WRITTEN TASK —
Below is a listing to transcribe in full and exactly; keep the pictures out.

INFORMATION SUPPLIED —

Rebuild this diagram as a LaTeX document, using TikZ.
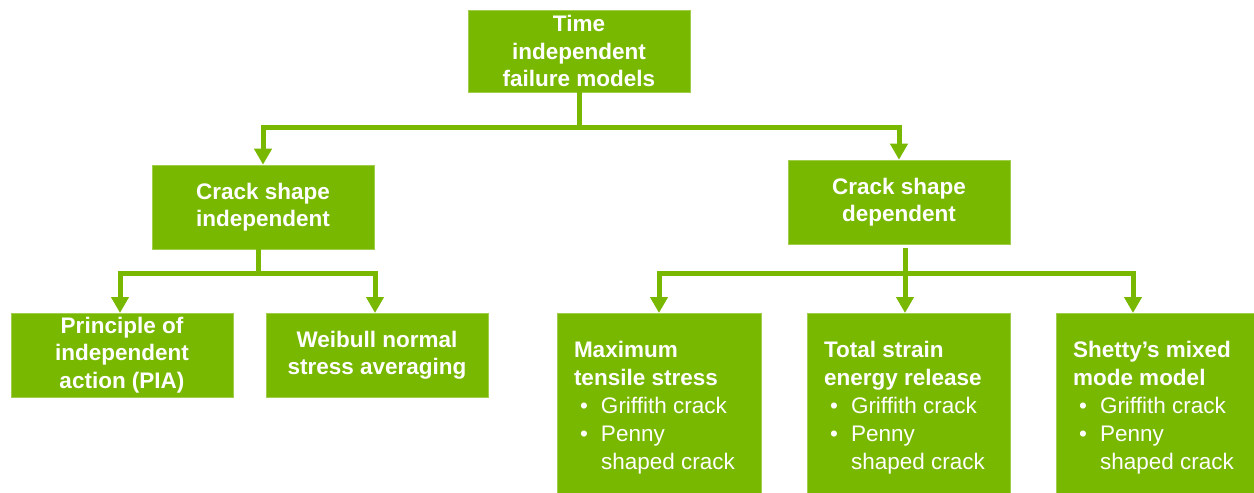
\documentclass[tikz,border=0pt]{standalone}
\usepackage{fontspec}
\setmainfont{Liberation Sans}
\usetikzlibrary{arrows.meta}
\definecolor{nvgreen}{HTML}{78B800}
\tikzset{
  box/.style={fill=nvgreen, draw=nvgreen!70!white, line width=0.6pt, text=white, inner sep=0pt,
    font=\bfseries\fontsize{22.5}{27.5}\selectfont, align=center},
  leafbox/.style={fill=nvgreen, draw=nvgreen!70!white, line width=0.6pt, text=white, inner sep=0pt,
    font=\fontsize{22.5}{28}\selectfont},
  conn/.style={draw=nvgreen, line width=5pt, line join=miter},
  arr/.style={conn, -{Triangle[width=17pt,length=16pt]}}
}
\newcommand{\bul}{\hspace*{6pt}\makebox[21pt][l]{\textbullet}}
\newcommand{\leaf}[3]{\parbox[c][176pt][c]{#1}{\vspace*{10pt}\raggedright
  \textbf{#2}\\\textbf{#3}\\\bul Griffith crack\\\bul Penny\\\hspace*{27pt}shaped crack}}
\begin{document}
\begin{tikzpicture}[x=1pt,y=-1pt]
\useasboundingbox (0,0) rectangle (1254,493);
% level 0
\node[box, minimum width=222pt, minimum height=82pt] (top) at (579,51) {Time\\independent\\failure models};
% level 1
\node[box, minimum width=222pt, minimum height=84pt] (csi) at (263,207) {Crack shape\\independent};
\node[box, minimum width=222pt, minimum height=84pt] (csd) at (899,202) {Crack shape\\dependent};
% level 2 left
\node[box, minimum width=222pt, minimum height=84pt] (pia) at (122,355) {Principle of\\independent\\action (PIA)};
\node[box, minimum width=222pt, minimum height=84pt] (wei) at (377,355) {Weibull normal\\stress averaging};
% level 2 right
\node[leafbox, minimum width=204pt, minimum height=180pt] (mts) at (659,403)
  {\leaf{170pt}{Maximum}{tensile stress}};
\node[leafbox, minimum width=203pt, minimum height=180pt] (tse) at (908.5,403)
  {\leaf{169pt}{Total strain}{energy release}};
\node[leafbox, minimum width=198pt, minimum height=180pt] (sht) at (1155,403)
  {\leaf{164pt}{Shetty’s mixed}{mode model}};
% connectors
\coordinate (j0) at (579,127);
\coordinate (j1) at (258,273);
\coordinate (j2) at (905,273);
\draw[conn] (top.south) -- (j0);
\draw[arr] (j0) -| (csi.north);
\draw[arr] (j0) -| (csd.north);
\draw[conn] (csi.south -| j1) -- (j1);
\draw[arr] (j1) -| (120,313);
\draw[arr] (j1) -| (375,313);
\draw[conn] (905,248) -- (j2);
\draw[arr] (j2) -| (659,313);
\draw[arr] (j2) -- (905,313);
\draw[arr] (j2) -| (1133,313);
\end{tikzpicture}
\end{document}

EXERCISE SOLUTION —
Rebuild this diagram as a LaTeX document, using TikZ.
\documentclass[tikz,border=0pt]{standalone}
\usepackage{fontspec}
\setmainfont{Liberation Sans}
\usetikzlibrary{arrows.meta}
\definecolor{nvgreen}{HTML}{78B800}
\tikzset{
  box/.style={fill=nvgreen, draw=nvgreen!70!white, line width=0.6pt, text=white, inner sep=0pt,
    font=\bfseries\fontsize{22.5}{27.5}\selectfont, align=center},
  leafbox/.style={fill=nvgreen, draw=nvgreen!70!white, line width=0.6pt, text=white, inner sep=0pt,
    font=\fontsize{22.5}{28}\selectfont},
  conn/.style={draw=nvgreen, line width=5pt, line join=miter},
  arr/.style={conn, -{Triangle[width=17pt,length=16pt]}}
}
\newcommand{\bul}{\hspace*{6pt}\makebox[21pt][l]{\textbullet}}
\newcommand{\leaf}[3]{\parbox[c][176pt][c]{#1}{\vspace*{10pt}\raggedright
  \textbf{#2}\\\textbf{#3}\\\bul Griffith crack\\\bul Penny\\\hspace*{27pt}shaped crack}}
\begin{document}
\begin{tikzpicture}[x=1pt,y=-1pt]
\useasboundingbox (0,0) rectangle (1254,493);
% level 0
\node[box, minimum width=222pt, minimum height=82pt] (top) at (579,51) {Time\\independent\\failure models};
% level 1
\node[box, minimum width=222pt, minimum height=84pt] (csi) at (263,207) {Crack shape\\independent};
\node[box, minimum width=222pt, minimum height=84pt] (csd) at (899,202) {Crack shape\\dependent};
% level 2 left
\node[box, minimum width=222pt, minimum height=84pt] (pia) at (122,355) {Principle of\\independent\\action (PIA)};
\node[box, minimum width=222pt, minimum height=84pt] (wei) at (377,355) {Weibull normal\\stress averaging};
% level 2 right
\node[leafbox, minimum width=204pt, minimum height=180pt] (mts) at (659,403)
  {\leaf{170pt}{Maximum}{tensile stress}};
\node[leafbox, minimum width=203pt, minimum height=180pt] (tse) at (908.5,403)
  {\leaf{169pt}{Total strain}{energy release}};
\node[leafbox, minimum width=198pt, minimum height=180pt] (sht) at (1155,403)
  {\leaf{164pt}{Shetty’s mixed}{mode model}};
% connectors
\coordinate (j0) at (579,127);
\coordinate (j1) at (258,273);
\coordinate (j2) at (905,273);
\draw[conn] (top.south) -- (j0);
\draw[arr] (j0) -| (csi.north);
\draw[arr] (j0) -| (csd.north);
\draw[conn] (csi.south -| j1) -- (j1);
\draw[arr] (j1) -| (120,313);
\draw[arr] (j1) -| (375,313);
\draw[conn] (905,248) -- (j2);
\draw[arr] (j2) -| (659,313);
\draw[arr] (j2) -- (905,313);
\draw[arr] (j2) -| (1133,313);
\end{tikzpicture}
\end{document}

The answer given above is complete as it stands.